Sandrine Kiberlain, lauréate du César de la meilleure actrice l'an dernier grâce à sa composition dans 9 mois ferme, a aussi eu envie d'explorer de l'intérieur - du moins, à travers ce rôle - un phénomène qui lui est étranger: celui de l'adoration qu'un individu peut porter envers une personnalité publique sans vraiment la connaître.

«Personnellement, même pendant l'adolescence, je n'ai jamais fantasmé sur quelqu'un de cette façon-là, confie-t-elle. Dans ma chambre, il y avait plutôt des affiches de films. Cela dit, quand j'ai vu au cinéma Ingrid Bergman, Diane Keaton ou Romy Schneider, j'ai été très impressionnée. Ça m'a donné envie d'exercer ce métier. Quand, aujourd'hui, je vois Anne Dorval, je suis impressionnée tout autant. Mais ce n'est pas le même genre de rapport.»

Un rapport différent

Comme les chanteurs, les vedettes de cinéma peuvent aussi faire l'objet d'une adulation excessive. L'actrice n'a toutefois jamais eu à gérer ce genre de trop-plein d'affection de la part de quelqu'un. Elle ne le souhaite pas non plus. Cela dit, elle a lancé un disque de chansons il y a quelques années. Qu'elle a porté sur scène une cinquantaine de fois.

«Les acteurs ne sont pas admirés de la même façon que les chanteurs ou les rock stars, analyse-t-elle. Les gens se rendent au spectacle d'un artiste musical pour le voir en vrai, pour le voir, lui. De son côté, un acteur reste très protégé par les personnages qu'il joue, de même que par la distance qu'impose l'écran. Il n'est pas là physiquement. Je ne me suis jamais considérée comme une chanteuse, mais j'ai quand même vécu un peu la scène après la sortie du disque. J'avoue que d'être mise à nu comme ça devant un public m'a beaucoup dérangée, beaucoup oppressée. Tout repose alors sur vos épaules, sur votre personne. Il y a quelque chose de "pas normal" qui s'établit comme rapport. En tout cas, ça me ressemble moins. En fait, ça me fait peur!»

Elle avait peut-être déjà croisé Jeanne Herry à quelques reprises avant de travailler avec elle, mais la vraie rencontre s'est faite grâce à ce film. Qu'elle a voulu défendre.

«Jeanne est arrivée avec un scénario dans lequel on retrouve un beau mélange de genres. C'est ce que j'aime. Or, elle a eu du mal à monter son film, car aux yeux des financiers, il faut que tout rentre dans des cases bien précises. Cela devient frustrant au bout d'un moment.
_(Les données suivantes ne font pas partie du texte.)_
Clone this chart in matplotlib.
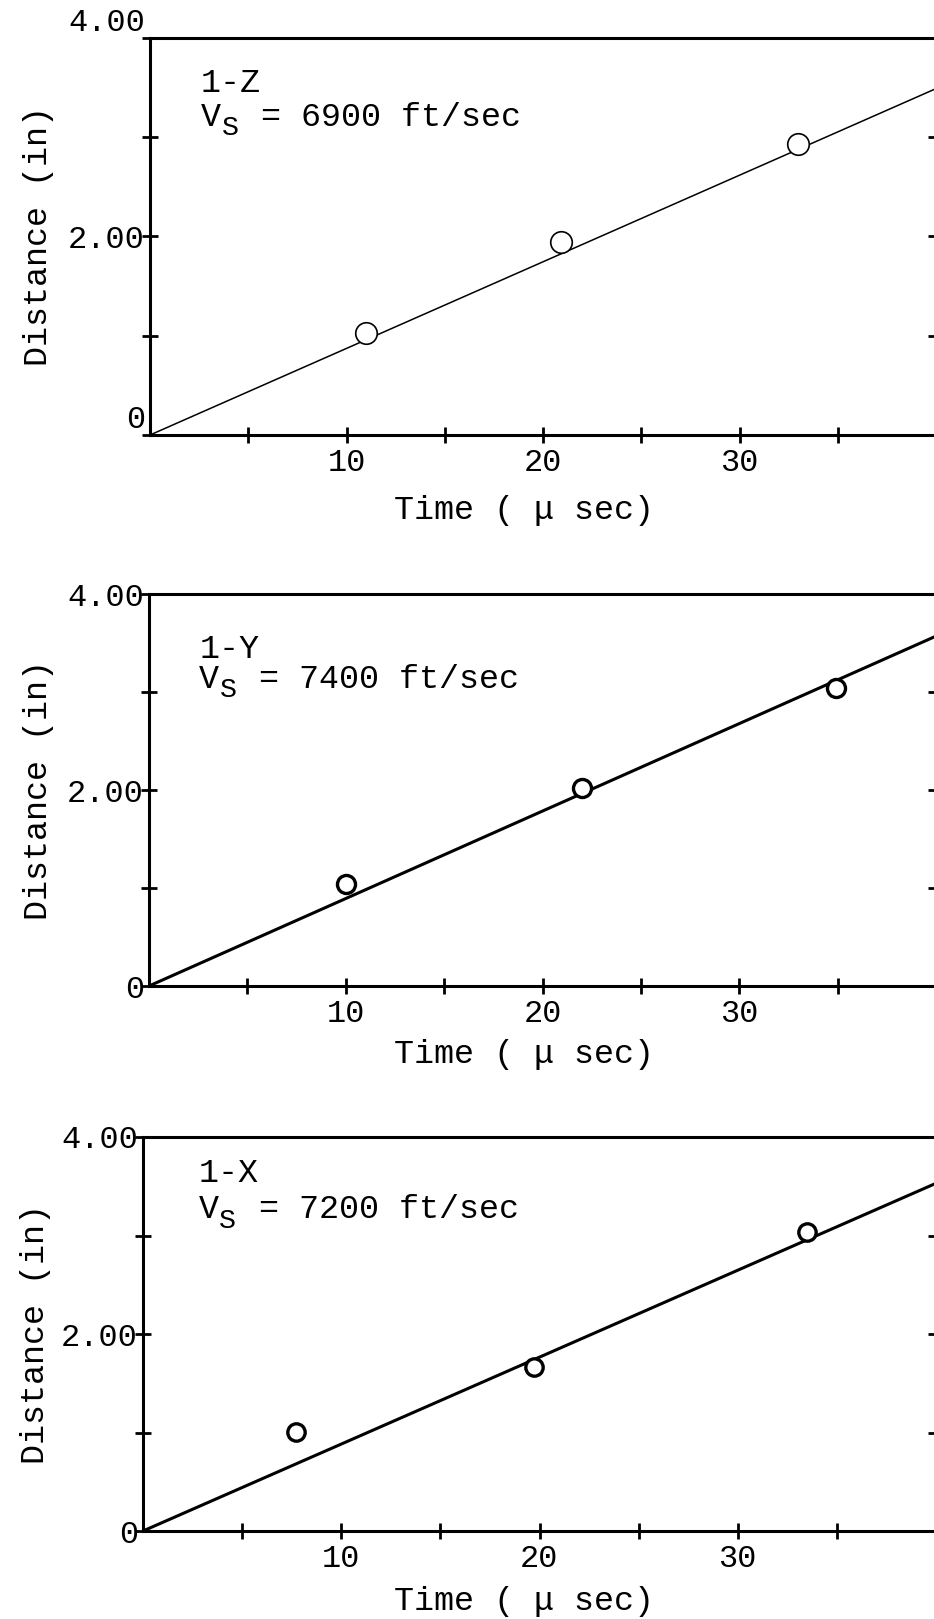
import matplotlib
matplotlib.use("Agg")
import matplotlib.pyplot as plt

plt.rcParams['font.family'] = ['Liberation Mono', 'DejaVu Sans Mono']

# data
time_z = [11.0, 20.9, 33.0]
dist_z = [1.03, 1.94, 2.93]
time_y = [10.0, 22.0, 34.9]
dist_y = [1.04, 2.02, 3.04]
time_x = [7.7, 19.7, 33.5]
dist_x = [1.01, 1.66, 3.04]

fit_t = [0, 40]
fit_z = [0, 3.49]
fit_y = [0, 3.57]
fit_x = [0, 3.53]

names = ['1-Z', '1-Y', '1-X']
speeds = [6900, 7400, 7200]

x_major = [10, 20, 30]
x_minor = [5, 15, 25, 35]
y_major = [0, 2, 4]
y_minor = [1, 3]
y_labels = ['0', '2.00', '4.00']

fig = plt.figure(figsize=(9.34, 16.19), dpi=100)

W, H = 934, 1619
FS = 24
CW = 0.6 * FS  # monospace character width in points


def panel(left, top, bottom, right=936):
    return fig.add_axes([left / W, 1 - bottom / H, (right - left) / W, (bottom - top) / H])


def draw(ax, t, d, fit_d, name, vs, lw, ms, mew, txt_pos, shift_labels, xlab_pos, ylab_x):
    ax.plot(fit_t, fit_d, color='black', lw=lw, zorder=2)
    ax.plot(t, d, 'o', ms=ms, mfc='white', mec='black', mew=mew, zorder=3)
    ax.set_xlim(0, 40)
    ax.set_ylim(0, 4)
    for s in ax.spines.values():
        s.set_linewidth(2.2)
    ax.set_xticks(x_major)
    ax.set_xticks(x_minor, minor=True)
    ax.set_xticklabels([str(v) for v in x_major])
    ax.set_yticks(y_major)
    ax.set_yticks(y_minor, minor=True)
    ax.set_yticklabels(y_labels)
    ax.tick_params(axis='both', which='both', direction='inout', length=11, width=2,
                   labelsize=23, right=True)
    ax.tick_params(axis='x', pad=4)
    ax.tick_params(axis='y', pad=-2)
    if shift_labels:
        lbls = ax.get_yticklabels()
        lbls[0].set_va('bottom')
        lbls[2].set_va('bottom')
    x0, y1, y2 = txt_pos
    ax.text(x0, y1, name, fontsize=FS, ha='left', va='center')
    # V with a large lowered S subscript, typewriter style
    ax.text(x0, y2, 'V', fontsize=FS, ha='left', va='center')
    ax.annotate('S', (x0, y2), xytext=(CW + 0.5, -0.33 * FS), textcoords='offset points',
                fontsize=FS * 0.85, ha='left', va='center')
    ax.annotate('= %d ft/sec' % vs, (x0, y2), xytext=(3 * CW, 0), textcoords='offset points',
                fontsize=FS, ha='left', va='center')
    ax.set_xlabel('Time ( \u03bc sec)', fontsize=FS)
    ax.xaxis.set_label_coords(xlab_pos[0], xlab_pos[1])
    ax.xaxis.label.set_va('center')
    ax.set_ylabel('Distance (in)', fontsize=FS)
    ax.yaxis.set_label_coords(ylab_x, 0.5)
    ax.yaxis.label.set_va('center')


ax1 = panel(150, 38, 435)
draw(ax1, time_z, dist_z, fit_z, names[0], speeds[0], 1.1, 15.5, 1.2,
     (2.6, 3.54, 3.20), True, (0.476, -0.19), -0.142)

ax2 = panel(149, 594, 986)
draw(ax2, time_y, dist_y, fit_y, names[1], speeds[1], 2.2, 13, 2.4,
     (2.55, 3.43, 3.13), False, (0.476, -0.176), -0.14)

ax3 = panel(143, 1137, 1531)
draw(ax3, time_x, dist_x, fit_x, names[2], speeds[2], 2.2, 12.5, 2.4,
     (2.8, 3.63, 3.26), False, (0.48, -0.18), -0.135)

fig.savefig('out.png', dpi=100)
Les films qu'on aime - et qui restent - sont souvent des films inclassables, justement!»

Présenté l'automne dernier au festival Cinemania de Montréal, Elle l'adore a obtenu le prix du meilleur premier long métrage.

Elle l'adore prend l'affiche le 3 juillet.

Les frais de voyage ont été payés par Unifrance.